[start Source data]

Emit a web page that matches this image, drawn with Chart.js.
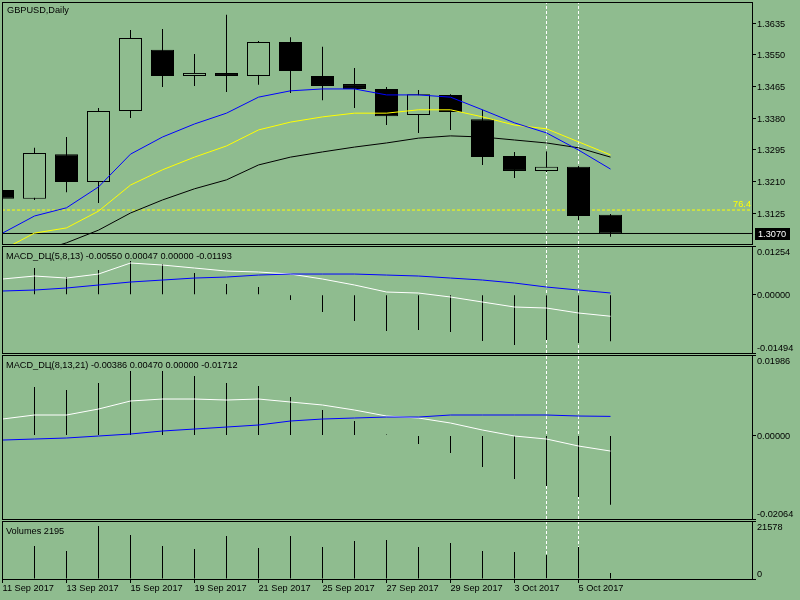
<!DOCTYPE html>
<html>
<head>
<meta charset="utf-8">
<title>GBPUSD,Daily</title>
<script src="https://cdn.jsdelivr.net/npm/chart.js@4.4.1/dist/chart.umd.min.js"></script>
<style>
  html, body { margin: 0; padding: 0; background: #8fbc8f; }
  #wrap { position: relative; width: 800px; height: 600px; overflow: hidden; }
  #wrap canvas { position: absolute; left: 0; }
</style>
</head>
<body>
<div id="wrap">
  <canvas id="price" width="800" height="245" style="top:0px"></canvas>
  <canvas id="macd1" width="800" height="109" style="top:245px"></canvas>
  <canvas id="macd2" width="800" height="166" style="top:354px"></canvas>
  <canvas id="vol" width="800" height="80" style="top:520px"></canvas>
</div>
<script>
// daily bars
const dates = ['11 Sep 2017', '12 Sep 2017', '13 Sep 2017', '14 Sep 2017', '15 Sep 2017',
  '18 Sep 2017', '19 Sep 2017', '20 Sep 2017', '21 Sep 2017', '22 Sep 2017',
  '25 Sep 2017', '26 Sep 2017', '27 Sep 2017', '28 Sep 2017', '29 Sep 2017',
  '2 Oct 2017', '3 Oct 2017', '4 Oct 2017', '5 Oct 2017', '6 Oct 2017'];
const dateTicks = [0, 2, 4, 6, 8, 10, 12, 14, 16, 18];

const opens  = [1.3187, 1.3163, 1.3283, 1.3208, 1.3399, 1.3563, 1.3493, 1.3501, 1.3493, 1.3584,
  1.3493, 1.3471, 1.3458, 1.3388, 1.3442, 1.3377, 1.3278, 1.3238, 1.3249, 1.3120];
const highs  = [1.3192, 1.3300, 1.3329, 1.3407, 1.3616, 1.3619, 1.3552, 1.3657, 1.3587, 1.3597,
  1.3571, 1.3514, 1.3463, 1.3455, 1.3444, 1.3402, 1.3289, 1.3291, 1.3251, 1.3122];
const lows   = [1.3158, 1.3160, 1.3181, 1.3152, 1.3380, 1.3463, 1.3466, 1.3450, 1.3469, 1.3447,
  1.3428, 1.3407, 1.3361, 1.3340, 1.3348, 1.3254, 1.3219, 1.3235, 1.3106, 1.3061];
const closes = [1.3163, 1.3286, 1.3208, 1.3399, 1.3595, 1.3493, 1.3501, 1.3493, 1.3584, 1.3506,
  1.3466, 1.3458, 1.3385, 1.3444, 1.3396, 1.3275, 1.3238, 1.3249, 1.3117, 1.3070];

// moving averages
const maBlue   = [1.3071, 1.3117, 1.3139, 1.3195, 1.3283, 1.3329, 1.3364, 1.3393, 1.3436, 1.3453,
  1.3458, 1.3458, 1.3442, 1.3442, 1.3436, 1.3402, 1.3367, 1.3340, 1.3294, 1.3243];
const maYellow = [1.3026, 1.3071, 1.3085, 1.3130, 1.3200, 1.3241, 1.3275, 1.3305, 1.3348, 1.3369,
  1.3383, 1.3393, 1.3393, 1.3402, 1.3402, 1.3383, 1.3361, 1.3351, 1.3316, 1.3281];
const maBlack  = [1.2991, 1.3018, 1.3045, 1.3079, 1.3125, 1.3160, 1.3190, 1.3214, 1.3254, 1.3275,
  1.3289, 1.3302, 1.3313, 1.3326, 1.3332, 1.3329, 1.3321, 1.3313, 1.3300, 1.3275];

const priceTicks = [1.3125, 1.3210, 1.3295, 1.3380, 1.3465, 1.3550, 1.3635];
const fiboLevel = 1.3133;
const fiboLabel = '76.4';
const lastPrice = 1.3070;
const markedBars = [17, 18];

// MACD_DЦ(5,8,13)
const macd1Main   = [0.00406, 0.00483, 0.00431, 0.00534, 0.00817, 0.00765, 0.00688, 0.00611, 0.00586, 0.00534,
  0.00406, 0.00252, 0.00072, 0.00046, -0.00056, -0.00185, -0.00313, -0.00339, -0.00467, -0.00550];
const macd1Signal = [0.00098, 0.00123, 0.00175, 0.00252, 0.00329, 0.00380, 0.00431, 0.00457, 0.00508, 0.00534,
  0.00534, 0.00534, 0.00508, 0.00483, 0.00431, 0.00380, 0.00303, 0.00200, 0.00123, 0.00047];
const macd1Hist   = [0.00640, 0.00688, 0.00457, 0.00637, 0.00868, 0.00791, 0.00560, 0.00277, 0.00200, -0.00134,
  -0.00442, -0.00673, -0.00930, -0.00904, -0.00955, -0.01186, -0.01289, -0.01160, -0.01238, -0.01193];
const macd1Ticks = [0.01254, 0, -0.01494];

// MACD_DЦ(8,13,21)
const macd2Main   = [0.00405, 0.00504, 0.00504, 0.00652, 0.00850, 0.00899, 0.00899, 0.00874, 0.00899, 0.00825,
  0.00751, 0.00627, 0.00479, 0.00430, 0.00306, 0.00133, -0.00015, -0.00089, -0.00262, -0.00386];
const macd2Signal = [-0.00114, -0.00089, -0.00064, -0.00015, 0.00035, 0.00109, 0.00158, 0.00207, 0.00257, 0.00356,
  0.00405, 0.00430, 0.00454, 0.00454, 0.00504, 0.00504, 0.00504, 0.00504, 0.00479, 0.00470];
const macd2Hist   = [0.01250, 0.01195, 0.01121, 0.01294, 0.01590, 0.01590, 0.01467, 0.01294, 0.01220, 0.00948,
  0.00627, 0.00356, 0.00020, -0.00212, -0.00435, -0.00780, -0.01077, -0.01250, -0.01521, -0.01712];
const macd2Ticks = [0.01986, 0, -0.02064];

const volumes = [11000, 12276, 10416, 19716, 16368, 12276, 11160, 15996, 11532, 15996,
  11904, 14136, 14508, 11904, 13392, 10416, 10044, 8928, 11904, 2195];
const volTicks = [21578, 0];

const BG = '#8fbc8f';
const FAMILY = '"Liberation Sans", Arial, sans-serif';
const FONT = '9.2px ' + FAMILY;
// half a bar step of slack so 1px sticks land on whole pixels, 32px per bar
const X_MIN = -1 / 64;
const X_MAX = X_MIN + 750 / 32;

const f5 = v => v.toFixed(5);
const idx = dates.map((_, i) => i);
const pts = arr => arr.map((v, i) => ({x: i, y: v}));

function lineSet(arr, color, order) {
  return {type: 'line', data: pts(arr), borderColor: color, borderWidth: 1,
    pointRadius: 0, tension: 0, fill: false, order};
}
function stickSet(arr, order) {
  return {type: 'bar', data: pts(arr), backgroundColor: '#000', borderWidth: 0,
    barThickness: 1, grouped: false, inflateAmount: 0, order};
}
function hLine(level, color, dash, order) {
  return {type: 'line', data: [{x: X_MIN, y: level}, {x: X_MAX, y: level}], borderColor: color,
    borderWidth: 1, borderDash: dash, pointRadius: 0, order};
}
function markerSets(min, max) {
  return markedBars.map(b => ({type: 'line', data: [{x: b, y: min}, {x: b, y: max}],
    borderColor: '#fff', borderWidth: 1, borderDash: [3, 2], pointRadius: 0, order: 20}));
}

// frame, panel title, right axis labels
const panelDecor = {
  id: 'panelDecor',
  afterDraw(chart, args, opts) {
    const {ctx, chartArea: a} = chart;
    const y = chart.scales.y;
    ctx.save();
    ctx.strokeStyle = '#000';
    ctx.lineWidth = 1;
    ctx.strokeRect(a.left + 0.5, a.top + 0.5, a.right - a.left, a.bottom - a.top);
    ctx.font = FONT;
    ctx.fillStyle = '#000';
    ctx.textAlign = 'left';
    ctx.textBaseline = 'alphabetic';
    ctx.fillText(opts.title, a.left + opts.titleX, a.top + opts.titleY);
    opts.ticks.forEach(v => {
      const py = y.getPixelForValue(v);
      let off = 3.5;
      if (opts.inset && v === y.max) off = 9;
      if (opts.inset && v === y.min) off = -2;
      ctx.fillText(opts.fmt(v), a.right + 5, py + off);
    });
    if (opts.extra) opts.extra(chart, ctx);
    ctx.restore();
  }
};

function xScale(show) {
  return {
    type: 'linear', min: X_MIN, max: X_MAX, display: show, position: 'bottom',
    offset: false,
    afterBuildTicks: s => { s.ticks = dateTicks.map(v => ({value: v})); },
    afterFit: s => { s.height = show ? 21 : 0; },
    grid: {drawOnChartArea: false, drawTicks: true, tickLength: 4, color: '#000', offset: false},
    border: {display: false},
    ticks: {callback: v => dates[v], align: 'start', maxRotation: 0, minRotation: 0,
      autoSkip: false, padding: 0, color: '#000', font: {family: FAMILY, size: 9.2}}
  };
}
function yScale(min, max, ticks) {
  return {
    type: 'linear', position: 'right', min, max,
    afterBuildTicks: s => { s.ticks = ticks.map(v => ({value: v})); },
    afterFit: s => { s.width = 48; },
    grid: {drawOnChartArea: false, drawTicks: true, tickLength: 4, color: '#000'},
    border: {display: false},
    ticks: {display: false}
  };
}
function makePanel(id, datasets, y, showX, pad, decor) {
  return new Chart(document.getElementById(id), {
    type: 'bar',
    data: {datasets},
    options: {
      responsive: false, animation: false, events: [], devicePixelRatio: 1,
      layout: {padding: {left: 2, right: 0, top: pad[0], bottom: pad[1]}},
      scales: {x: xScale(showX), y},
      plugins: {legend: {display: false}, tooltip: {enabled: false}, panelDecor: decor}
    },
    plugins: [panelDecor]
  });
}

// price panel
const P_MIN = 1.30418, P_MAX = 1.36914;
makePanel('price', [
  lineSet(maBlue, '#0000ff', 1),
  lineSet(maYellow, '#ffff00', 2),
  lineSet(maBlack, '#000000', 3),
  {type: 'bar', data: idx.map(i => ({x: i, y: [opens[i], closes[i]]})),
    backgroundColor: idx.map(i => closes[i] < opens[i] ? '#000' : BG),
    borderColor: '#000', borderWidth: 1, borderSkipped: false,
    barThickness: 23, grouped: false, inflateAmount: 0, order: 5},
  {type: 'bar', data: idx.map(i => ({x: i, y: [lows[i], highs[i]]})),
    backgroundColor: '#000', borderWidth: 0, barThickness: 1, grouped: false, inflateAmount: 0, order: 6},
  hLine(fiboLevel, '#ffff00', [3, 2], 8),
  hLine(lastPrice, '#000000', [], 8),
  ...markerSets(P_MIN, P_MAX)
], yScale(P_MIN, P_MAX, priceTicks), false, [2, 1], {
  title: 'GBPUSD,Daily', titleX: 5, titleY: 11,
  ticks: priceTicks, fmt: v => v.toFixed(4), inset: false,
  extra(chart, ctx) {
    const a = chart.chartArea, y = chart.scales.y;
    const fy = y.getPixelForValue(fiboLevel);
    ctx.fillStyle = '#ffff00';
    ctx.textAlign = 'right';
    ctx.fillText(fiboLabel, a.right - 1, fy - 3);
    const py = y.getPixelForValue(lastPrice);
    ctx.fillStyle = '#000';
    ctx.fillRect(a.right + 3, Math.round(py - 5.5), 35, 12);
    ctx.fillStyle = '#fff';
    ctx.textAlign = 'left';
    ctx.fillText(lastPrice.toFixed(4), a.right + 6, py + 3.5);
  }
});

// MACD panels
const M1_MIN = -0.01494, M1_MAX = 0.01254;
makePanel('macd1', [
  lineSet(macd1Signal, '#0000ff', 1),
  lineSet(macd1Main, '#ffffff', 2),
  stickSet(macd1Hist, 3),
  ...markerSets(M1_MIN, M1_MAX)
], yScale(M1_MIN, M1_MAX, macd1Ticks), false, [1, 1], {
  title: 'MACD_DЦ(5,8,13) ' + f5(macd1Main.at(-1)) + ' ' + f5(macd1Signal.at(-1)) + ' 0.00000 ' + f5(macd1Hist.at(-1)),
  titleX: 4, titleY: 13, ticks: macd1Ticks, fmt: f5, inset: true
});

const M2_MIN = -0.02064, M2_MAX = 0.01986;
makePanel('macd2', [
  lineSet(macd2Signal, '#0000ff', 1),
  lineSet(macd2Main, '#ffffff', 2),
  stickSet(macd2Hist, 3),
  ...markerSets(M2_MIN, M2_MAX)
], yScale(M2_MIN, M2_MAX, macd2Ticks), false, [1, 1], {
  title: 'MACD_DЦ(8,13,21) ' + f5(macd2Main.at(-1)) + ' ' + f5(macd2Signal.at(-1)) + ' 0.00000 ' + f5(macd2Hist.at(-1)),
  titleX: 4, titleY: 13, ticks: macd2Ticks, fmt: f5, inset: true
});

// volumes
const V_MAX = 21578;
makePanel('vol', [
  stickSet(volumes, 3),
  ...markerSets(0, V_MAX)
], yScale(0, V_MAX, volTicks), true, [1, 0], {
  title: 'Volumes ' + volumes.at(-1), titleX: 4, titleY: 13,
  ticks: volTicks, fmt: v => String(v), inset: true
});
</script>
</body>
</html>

[end Source data]

Task statement
Quote, please, every line of the material above from its start through the line that has "1.3249, 1.3117, 1.3070];", reproducing the words exactly and dropping any images.

Answer for this exercise
Emit a web page that matches this image, drawn with Chart.js.
<!DOCTYPE html>
<html>
<head>
<meta charset="utf-8">
<title>GBPUSD,Daily</title>
<script src="https://cdn.jsdelivr.net/npm/chart.js@4.4.1/dist/chart.umd.min.js"></script>
<style>
  html, body { margin: 0; padding: 0; background: #8fbc8f; }
  #wrap { position: relative; width: 800px; height: 600px; overflow: hidden; }
  #wrap canvas { position: absolute; left: 0; }
</style>
</head>
<body>
<div id="wrap">
  <canvas id="price" width="800" height="245" style="top:0px"></canvas>
  <canvas id="macd1" width="800" height="109" style="top:245px"></canvas>
  <canvas id="macd2" width="800" height="166" style="top:354px"></canvas>
  <canvas id="vol" width="800" height="80" style="top:520px"></canvas>
</div>
<script>
// daily bars
const dates = ['11 Sep 2017', '12 Sep 2017', '13 Sep 2017', '14 Sep 2017', '15 Sep 2017',
  '18 Sep 2017', '19 Sep 2017', '20 Sep 2017', '21 Sep 2017', '22 Sep 2017',
  '25 Sep 2017', '26 Sep 2017', '27 Sep 2017', '28 Sep 2017', '29 Sep 2017',
  '2 Oct 2017', '3 Oct 2017', '4 Oct 2017', '5 Oct 2017', '6 Oct 2017'];
const dateTicks = [0, 2, 4, 6, 8, 10, 12, 14, 16, 18];

const opens  = [1.3187, 1.3163, 1.3283, 1.3208, 1.3399, 1.3563, 1.3493, 1.3501, 1.3493, 1.3584,
  1.3493, 1.3471, 1.3458, 1.3388, 1.3442, 1.3377, 1.3278, 1.3238, 1.3249, 1.3120];
const highs  = [1.3192, 1.3300, 1.3329, 1.3407, 1.3616, 1.3619, 1.3552, 1.3657, 1.3587, 1.3597,
  1.3571, 1.3514, 1.3463, 1.3455, 1.3444, 1.3402, 1.3289, 1.3291, 1.3251, 1.3122];
const lows   = [1.3158, 1.3160, 1.3181, 1.3152, 1.3380, 1.3463, 1.3466, 1.3450, 1.3469, 1.3447,
  1.3428, 1.3407, 1.3361, 1.3340, 1.3348, 1.3254, 1.3219, 1.3235, 1.3106, 1.3061];
const closes = [1.3163, 1.3286, 1.3208, 1.3399, 1.3595, 1.3493, 1.3501, 1.3493, 1.3584, 1.3506,
  1.3466, 1.3458, 1.3385, 1.3444, 1.3396, 1.3275, 1.3238, 1.3249, 1.3117, 1.3070];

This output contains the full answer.